Ma mère, moi et le futur :

- Qu'est-ce que tu ressembles à ta mère!!! Tu travailles pour chacun de tes enfants, pour ton mari, en silence, sans jamais te plaindre, on se sert de toi comme décharge émotionnelle, poubelle sentimentale que chacun appelle pour se soulager de ses maux quotidiens.

C'est pour cela que j'utilise mes mots pour toi, Maman, en ce jour d’après fête des mères pour te dire que: JE T'AIME. I LOVE YOU. ANI OHEVETH OTAH IMA CHELI. (Le dernier c’est de l’hébreu au cas où...pour les bilingues comme moi.)

À toutes les mamans du monde, qui font partie d’une chaîne de vie indestructible liée par l'amour inconditionnel envers leur enfant, même avec ses hauts et ses bas.

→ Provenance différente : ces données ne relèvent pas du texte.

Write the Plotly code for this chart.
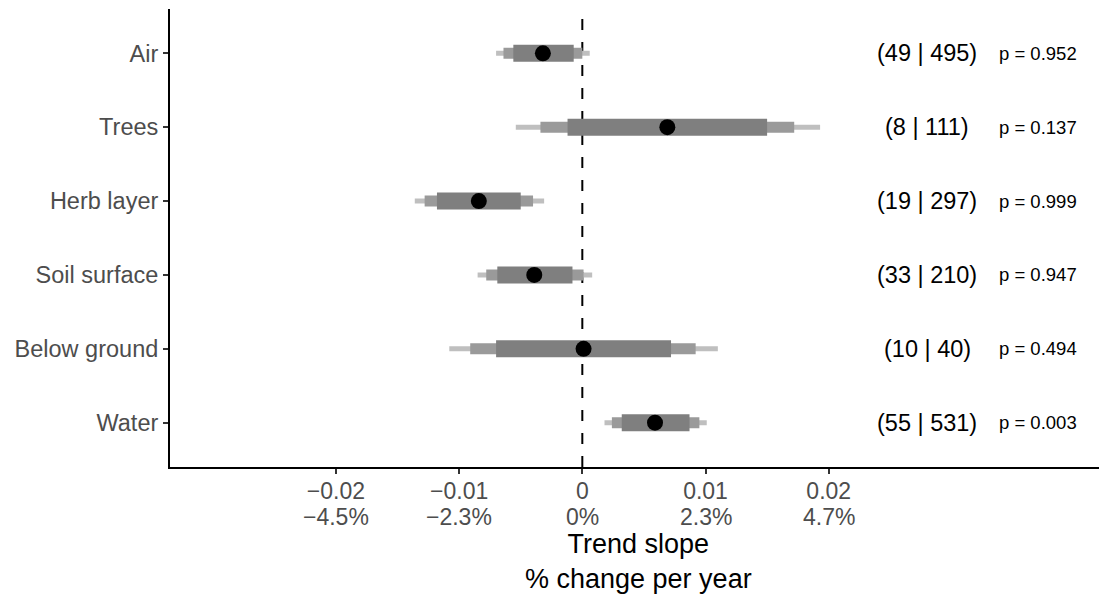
import plotly.graph_objects as go

categories = ["Air", "Trees", "Herb layer", "Soil surface", "Below ground", "Water"]
estimate = [-0.0032, 0.0069, -0.0084, -0.0039, 0.0001, 0.0059]
outer_lo = [-0.0070, -0.0054, -0.0136, -0.0085, -0.0108, 0.0018]
outer_hi = [0.0006, 0.0193, -0.0031, 0.0008, 0.0110, 0.0101]
mid_lo = [-0.0064, -0.0034, -0.0128, -0.0078, -0.0091, 0.0024]
mid_hi = [0.0000, 0.0172, -0.0040, 0.0001, 0.0092, 0.0095]
inner_lo = [-0.0056, -0.0012, -0.0118, -0.0069, -0.0070, 0.0032]
inner_hi = [-0.0007, 0.0150, -0.0050, -0.0008, 0.0072, 0.0087]
counts = ["(49 | 495)", "(8 | 111)", "(19 | 297)", "(33 | 210)", "(10 | 40)", "(55 | 531)"]
pvals = ["p = 0.952", "p = 0.137", "p = 0.999", "p = 0.947", "p = 0.494", "p = 0.003"]
tick_vals = [-0.02, -0.01, 0, 0.01, 0.02]
tick_pct = ["\u22124.5%", "\u22122.3%", "0%", "2.3%", "4.7%"]
tick_num = ["\u22120.02", "\u22120.01", "0", "0.01", "0.02"]
x_title = "Trend slope<br>% change per year"

FONT = "Liberation Sans, Arial, sans-serif"
TICK_GREY = "#4d4d4d"


def segs(lo, hi):
    xs, ys = [], []
    for c, a, b in zip(categories, lo, hi):
        xs += [a, b, None]
        ys += [c, c, None]
    return xs, ys


fig = go.Figure()
for lo, hi, col, w in [
    (outer_lo, outer_hi, "#bfbfbf", 5),
    (mid_lo, mid_hi, "#9a9a9a", 11),
    (inner_lo, inner_hi, "#7f7f7f", 17),
]:
    xs, ys = segs(lo, hi)
    fig.add_trace(go.Scatter(x=xs, y=ys, mode="lines", line=dict(color=col, width=w),
                             hoverinfo="skip", showlegend=False))

fig.add_trace(go.Scatter(x=estimate, y=categories, mode="markers",
                         marker=dict(color="black", size=16), showlegend=False))

fig.add_shape(type="line", xref="x", yref="paper", x0=0, x1=0, y0=0, y1=1,
              line=dict(color="black", width=2, dash="11px,12px"), layer="below")

for c, t, p in zip(categories, counts, pvals):
    fig.add_annotation(x=0.0280, y=c, xref="x", yref="y", text=t, showarrow=False,
                       font=dict(size=23.5, color="black", family=FONT), xanchor="center")
    fig.add_annotation(x=0.0370, y=c, xref="x", yref="y", text=p, showarrow=False,
                       font=dict(size=18.5, color="black", family=FONT), xanchor="center")

# second line of x tick labels (percent equivalents)
for v, t in zip(tick_vals, tick_pct):
    fig.add_annotation(x=v, y=0, xref="x", yref="paper", text=t, showarrow=False,
                       xanchor="center", yanchor="middle", yshift=-50,
                       font=dict(size=23, color=TICK_GREY, family=FONT))

fig.add_annotation(x=0.5, y=0, xref="paper", yref="paper", text=x_title, showarrow=False,
                   xanchor="center", yanchor="top", yshift=-60,
                   font=dict(size=27, color="black", family=FONT))

# page body has an 8px default margin: size the figure so the plot fits the window
fig.update_layout(
    width=1099, height=588,
    margin=dict(l=162, r=0, t=1, b=129),
    plot_bgcolor="white", paper_bgcolor="white",
    font=dict(family=FONT),
    xaxis=dict(
        range=[-0.03347, 0.04259],
        tickvals=tick_vals,
        ticktext=tick_num,
        tickfont=dict(size=23, color=TICK_GREY, family=FONT),
        ticks="outside", ticklen=5, tickwidth=1.5, tickcolor="#333333",
        ticklabelstandoff=-3,
        showline=True, linecolor="black", linewidth=2,
        showgrid=False, zeroline=False, automargin=False,
    ),
    yaxis=dict(
        type="category",
        categoryorder="array", categoryarray=categories,
        range=[5.6, -0.6],
        tickfont=dict(size=23.5, color=TICK_GREY, family=FONT),
        ticks="outside", ticklen=5, tickwidth=1.5, tickcolor="#333333",
        showline=True, linecolor="black", linewidth=2,
        showgrid=False, zeroline=False, automargin=False,
    ),
)

fig.write_html("out.html")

....... Et la Palme d’or de la chronique la plus sentimentale est : Junes et sa Rabbanite. Tonnerre d’applaudissements dans la salle!!!!!!!!!!!!! La foule est en délire, Justin Beber et Kim Kadarchiante appellent leur mère en larmes en citant les mots de Junes. Allez, Madame Davis, venez récupérer votre Palme, mais avant, Gérald, file-lui viiiiiiiite du démaquillant steuplait parce qu’elle a les yeux de panda ! À plus les mam's.